Neurotoxic Substances can affect child development even at low levels

Posted on Jun 24, 2008 in Heavy Metals

“The focus is on small children because they are very vulnerable to lead poisoning because neurotoxic substances can affect child development even at quite low levels, and these are very high levels,” – Joanna Tempowski, World Health Organization’s Environmental Health Emergencies Division

Senegal Urged to Clean Toxic Dakar area after deaths

By Stephanie Nebehay Reuters – Tuesday, June 24 02:32 pm

GENEVA (Reuters) – The World Health Organisation urged Senegal on Tuesday to decontaminate an area of Dakar where nearly 1,000 residents remain exposed to high concentrations of brain-damaging lead after 18 children died.

International health and environmental experts carried out an investigation last week in the NGagne Diaw quarter of Thiaroye sur Mer, an area used for recycling lead batteries.

“Many children are showing evidence of neurological damage. Environmental investigations have found very high concentrations of lead both outside and inside people’s homes,” the WHO said in a statement.

Some 950 people in the poor area are “continuously exposed through ingestion and inhalation of lead-contaminated dust,” it said. “Thorough decontamination of the affected area of NGagne Diaw, including the insides of homes, is a high priority.”
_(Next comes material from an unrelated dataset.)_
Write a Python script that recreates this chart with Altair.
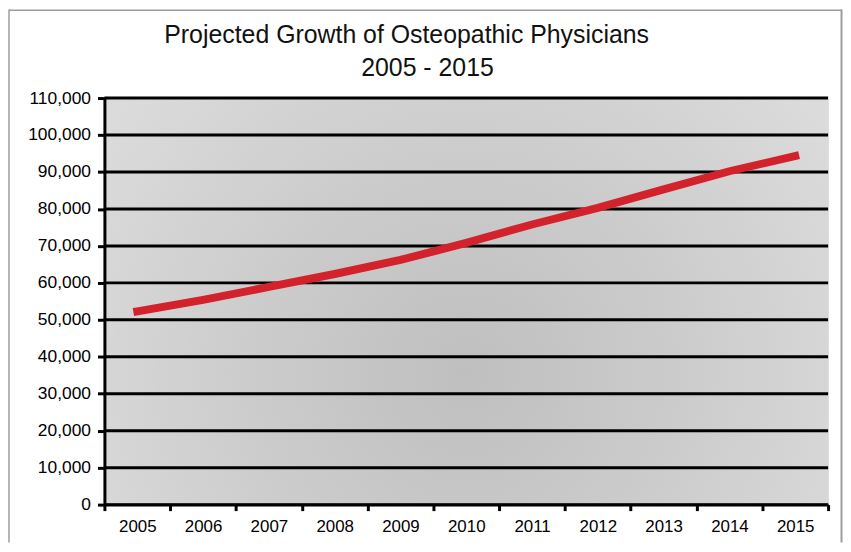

At least 31 children require treatment for lead poisoning, but only a proportion of the population has been examined, said Joanna Tempowski, a scientist in the WHO’s environmental health emergencies division.

“The focus is on small children because they are very vulnerable to lead poisoning because neurotoxic substances can affect child development even at quite low levels, and these are very high levels,” she told Reuters.

Senegal needs urgent technical and financial assistance from the international community for the clean-up, the WHO said.

“The recycling has stopped but the lead is in the environment and won’t disperse. It needs to be removed. It is an enormous job,” said Tempowski, who stressed that some of the batteries may also contain other contaminants such as arsenic.

Senegal’s health ministry reported to the WHO in March that a total of 18 children died between last October and February, WHO spokeswoman Sari Setiogi said.

Many community members in NGagne Diaw were directly engaged in battery recycling as a source of income.

Siblings and mothers of the dead children had “extremely high blood level concentrations” — in many cases more than 10 times the level which may impair neurological development, according to the Geneva-based United Nations agency.

Adults and children not directly involved in lead recycling also showed dangerously high levels.

Senegalese children with high lead exposure may need chelation therapy, which removes heavy metals from the body, the statement said. But the WHO warned the treatment would be “ineffective and may exacerbate toxicity” in children who are still exposed to lead.

The agency has provided chelating agents and its clinical toxicologist has started training local medical staff, it said.